Task directions: Quote, word for word, the line containing "Emit a LaTeX" and all lines that follow it to the end of the records, with no pictures.

== Listing ==

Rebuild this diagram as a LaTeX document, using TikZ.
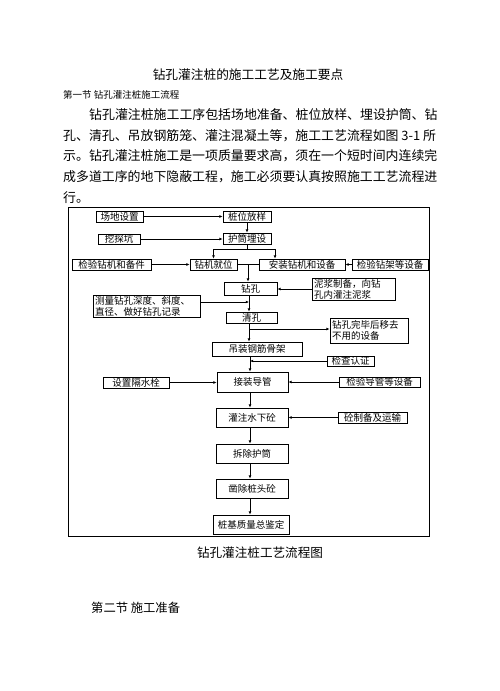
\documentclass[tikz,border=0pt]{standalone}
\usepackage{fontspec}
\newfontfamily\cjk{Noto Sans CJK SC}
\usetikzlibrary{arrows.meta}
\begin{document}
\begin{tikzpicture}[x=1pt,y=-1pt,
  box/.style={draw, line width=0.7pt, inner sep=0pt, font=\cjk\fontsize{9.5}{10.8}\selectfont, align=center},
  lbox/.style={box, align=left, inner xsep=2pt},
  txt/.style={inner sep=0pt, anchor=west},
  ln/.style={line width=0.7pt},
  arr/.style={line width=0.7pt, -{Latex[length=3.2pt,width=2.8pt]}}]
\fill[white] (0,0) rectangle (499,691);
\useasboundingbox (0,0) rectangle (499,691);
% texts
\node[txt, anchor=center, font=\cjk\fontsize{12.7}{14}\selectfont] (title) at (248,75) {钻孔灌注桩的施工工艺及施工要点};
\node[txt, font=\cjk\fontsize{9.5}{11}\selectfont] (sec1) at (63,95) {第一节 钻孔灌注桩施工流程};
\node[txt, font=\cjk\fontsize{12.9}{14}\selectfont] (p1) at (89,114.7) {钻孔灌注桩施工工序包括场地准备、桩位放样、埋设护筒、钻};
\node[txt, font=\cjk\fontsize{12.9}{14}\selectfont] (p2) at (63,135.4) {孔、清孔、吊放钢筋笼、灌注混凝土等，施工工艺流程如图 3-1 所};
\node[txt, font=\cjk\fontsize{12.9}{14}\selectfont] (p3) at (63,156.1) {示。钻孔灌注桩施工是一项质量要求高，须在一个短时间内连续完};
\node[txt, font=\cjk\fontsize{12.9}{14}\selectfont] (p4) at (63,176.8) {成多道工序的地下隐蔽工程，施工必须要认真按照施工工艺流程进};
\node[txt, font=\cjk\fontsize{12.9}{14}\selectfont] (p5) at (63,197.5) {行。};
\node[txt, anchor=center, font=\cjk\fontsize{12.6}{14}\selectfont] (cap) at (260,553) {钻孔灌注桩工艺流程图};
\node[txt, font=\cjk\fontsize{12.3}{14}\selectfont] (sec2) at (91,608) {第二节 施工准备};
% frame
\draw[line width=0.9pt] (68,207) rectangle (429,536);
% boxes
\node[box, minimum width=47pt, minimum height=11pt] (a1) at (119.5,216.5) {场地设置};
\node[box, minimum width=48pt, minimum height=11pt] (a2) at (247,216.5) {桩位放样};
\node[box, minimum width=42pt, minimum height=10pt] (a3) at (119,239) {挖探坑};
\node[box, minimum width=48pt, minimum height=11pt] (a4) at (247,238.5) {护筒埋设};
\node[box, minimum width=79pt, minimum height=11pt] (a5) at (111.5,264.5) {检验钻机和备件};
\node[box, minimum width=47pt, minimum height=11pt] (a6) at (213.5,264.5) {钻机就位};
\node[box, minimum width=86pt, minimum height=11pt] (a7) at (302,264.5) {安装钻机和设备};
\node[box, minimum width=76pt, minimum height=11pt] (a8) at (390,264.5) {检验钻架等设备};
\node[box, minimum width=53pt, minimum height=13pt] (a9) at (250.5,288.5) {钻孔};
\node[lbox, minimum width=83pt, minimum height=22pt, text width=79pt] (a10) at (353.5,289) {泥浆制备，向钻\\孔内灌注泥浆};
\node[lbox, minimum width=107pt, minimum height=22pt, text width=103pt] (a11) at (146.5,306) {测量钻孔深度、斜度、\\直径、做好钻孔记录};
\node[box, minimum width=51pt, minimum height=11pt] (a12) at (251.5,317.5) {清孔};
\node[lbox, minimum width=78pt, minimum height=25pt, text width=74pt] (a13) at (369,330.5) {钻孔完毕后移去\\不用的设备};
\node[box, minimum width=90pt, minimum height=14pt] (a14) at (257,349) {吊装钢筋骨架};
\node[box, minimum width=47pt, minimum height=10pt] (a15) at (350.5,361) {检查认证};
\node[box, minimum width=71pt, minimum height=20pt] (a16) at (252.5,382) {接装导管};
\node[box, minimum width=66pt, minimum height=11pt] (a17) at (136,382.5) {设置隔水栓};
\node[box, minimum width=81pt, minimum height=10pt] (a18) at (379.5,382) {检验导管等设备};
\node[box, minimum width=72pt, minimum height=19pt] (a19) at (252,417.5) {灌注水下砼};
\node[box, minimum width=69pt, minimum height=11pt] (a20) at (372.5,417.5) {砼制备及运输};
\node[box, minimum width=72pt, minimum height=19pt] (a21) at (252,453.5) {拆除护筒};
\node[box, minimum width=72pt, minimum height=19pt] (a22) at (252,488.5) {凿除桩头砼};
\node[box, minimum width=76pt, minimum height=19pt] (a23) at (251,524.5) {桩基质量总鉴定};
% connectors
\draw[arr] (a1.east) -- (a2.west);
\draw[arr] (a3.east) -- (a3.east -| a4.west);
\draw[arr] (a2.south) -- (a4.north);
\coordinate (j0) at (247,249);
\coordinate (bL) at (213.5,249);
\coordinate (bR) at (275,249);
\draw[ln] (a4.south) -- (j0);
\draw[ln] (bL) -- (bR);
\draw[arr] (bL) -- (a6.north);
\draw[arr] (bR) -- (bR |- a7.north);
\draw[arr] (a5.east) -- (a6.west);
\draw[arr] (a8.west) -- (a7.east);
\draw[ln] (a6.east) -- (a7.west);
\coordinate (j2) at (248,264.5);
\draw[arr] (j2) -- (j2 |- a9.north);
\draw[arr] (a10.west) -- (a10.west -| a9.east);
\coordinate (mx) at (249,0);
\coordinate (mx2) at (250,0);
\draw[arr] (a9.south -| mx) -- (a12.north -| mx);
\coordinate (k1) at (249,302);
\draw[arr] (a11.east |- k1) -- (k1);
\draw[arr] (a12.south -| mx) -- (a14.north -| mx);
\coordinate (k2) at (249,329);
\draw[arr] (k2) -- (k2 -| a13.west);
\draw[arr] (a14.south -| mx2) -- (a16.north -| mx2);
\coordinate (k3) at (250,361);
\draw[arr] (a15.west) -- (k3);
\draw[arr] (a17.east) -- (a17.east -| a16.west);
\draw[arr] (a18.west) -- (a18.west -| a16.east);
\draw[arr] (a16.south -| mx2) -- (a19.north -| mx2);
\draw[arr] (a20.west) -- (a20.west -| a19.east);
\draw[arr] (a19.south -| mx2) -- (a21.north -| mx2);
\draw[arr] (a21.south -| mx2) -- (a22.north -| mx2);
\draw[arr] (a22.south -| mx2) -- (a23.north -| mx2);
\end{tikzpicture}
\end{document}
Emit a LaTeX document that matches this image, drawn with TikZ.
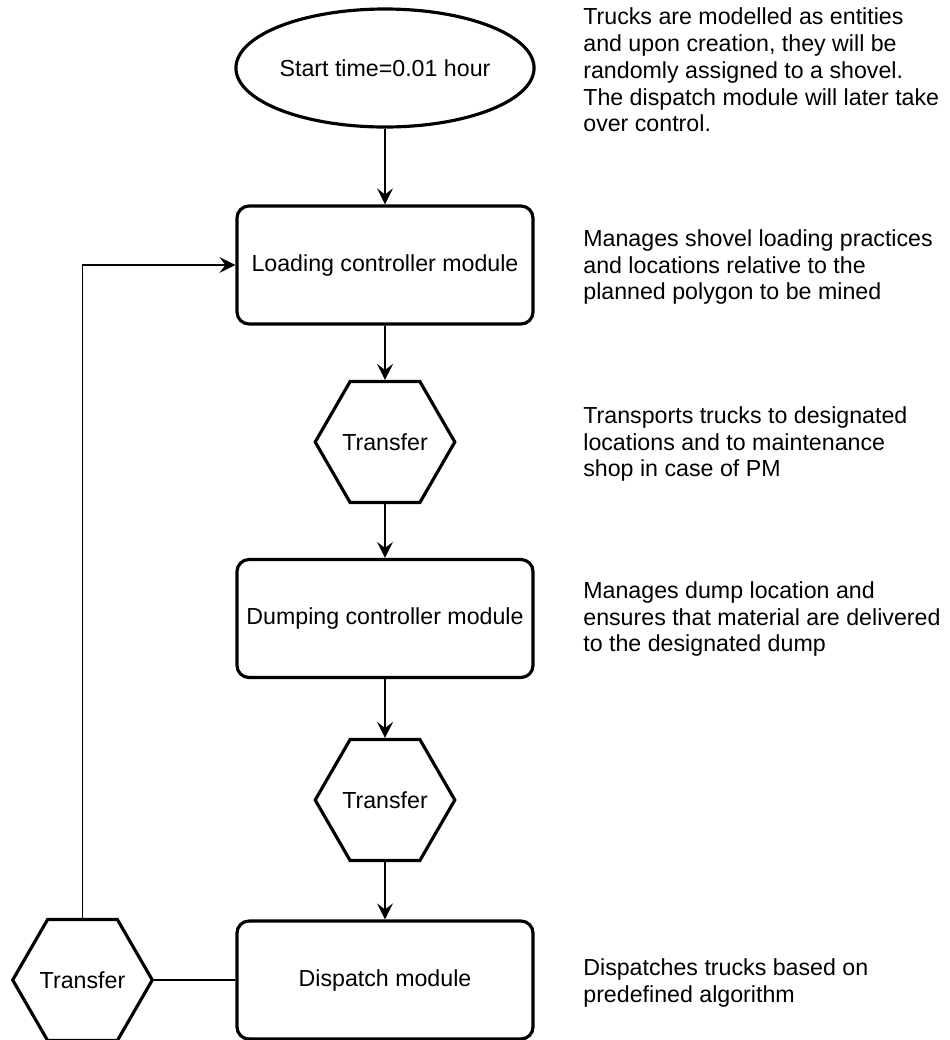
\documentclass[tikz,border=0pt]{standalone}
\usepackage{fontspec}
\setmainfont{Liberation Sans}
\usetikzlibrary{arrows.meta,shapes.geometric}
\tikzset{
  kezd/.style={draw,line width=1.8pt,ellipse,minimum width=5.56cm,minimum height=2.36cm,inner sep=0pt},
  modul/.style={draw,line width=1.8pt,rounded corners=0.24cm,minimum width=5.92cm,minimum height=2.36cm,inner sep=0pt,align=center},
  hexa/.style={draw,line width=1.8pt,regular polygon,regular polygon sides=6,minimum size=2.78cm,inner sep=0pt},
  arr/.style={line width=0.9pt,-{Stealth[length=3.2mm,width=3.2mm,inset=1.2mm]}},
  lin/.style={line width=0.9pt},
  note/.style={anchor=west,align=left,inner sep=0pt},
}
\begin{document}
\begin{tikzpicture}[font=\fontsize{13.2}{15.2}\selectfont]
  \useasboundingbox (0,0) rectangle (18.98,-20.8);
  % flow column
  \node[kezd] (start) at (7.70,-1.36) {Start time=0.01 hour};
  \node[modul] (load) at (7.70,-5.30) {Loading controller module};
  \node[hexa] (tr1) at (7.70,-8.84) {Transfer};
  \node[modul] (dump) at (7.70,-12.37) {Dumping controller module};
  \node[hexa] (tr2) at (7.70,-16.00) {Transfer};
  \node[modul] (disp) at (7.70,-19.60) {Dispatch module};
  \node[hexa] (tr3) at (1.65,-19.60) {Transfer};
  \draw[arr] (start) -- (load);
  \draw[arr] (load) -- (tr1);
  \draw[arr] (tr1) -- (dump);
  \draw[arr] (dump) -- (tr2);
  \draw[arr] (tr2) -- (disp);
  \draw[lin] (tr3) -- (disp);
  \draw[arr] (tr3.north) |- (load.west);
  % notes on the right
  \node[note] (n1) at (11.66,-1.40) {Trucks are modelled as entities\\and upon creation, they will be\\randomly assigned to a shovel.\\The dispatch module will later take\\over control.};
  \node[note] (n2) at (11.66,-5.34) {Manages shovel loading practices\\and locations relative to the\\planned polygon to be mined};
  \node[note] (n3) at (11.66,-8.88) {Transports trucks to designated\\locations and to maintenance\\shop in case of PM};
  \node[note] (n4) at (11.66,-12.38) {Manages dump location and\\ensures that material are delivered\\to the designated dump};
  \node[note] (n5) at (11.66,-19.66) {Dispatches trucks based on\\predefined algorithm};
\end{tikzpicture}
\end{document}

===

Written solution:
Emit a LaTeX document that matches this image, drawn with TikZ.
\documentclass[tikz,border=0pt]{standalone}
\usepackage{fontspec}
\setmainfont{Liberation Sans}
\usetikzlibrary{arrows.meta,shapes.geometric}
\tikzset{
  kezd/.style={draw,line width=1.8pt,ellipse,minimum width=5.56cm,minimum height=2.36cm,inner sep=0pt},
  modul/.style={draw,line width=1.8pt,rounded corners=0.24cm,minimum width=5.92cm,minimum height=2.36cm,inner sep=0pt,align=center},
  hexa/.style={draw,line width=1.8pt,regular polygon,regular polygon sides=6,minimum size=2.78cm,inner sep=0pt},
  arr/.style={line width=0.9pt,-{Stealth[length=3.2mm,width=3.2mm,inset=1.2mm]}},
  lin/.style={line width=0.9pt},
  note/.style={anchor=west,align=left,inner sep=0pt},
}
\begin{document}
\begin{tikzpicture}[font=\fontsize{13.2}{15.2}\selectfont]
  \useasboundingbox (0,0) rectangle (18.98,-20.8);
  % flow column
  \node[kezd] (start) at (7.70,-1.36) {Start time=0.01 hour};
  \node[modul] (load) at (7.70,-5.30) {Loading controller module};
  \node[hexa] (tr1) at (7.70,-8.84) {Transfer};
  \node[modul] (dump) at (7.70,-12.37) {Dumping controller module};
  \node[hexa] (tr2) at (7.70,-16.00) {Transfer};
  \node[modul] (disp) at (7.70,-19.60) {Dispatch module};
  \node[hexa] (tr3) at (1.65,-19.60) {Transfer};
  \draw[arr] (start) -- (load);
  \draw[arr] (load) -- (tr1);
  \draw[arr] (tr1) -- (dump);
  \draw[arr] (dump) -- (tr2);
  \draw[arr] (tr2) -- (disp);
  \draw[lin] (tr3) -- (disp);
  \draw[arr] (tr3.north) |- (load.west);
  % notes on the right
  \node[note] (n1) at (11.66,-1.40) {Trucks are modelled as entities\\and upon creation, they will be\\randomly assigned to a shovel.\\The dispatch module will later take\\over control.};
  \node[note] (n2) at (11.66,-5.34) {Manages shovel loading practices\\and locations relative to the\\planned polygon to be mined};
  \node[note] (n3) at (11.66,-8.88) {Transports trucks to designated\\locations and to maintenance\\shop in case of PM};
  \node[note] (n4) at (11.66,-12.38) {Manages dump location and\\ensures that material are delivered\\to the designated dump};
  \node[note] (n5) at (11.66,-19.66) {Dispatches trucks based on\\predefined algorithm};
\end{tikzpicture}
\end{document}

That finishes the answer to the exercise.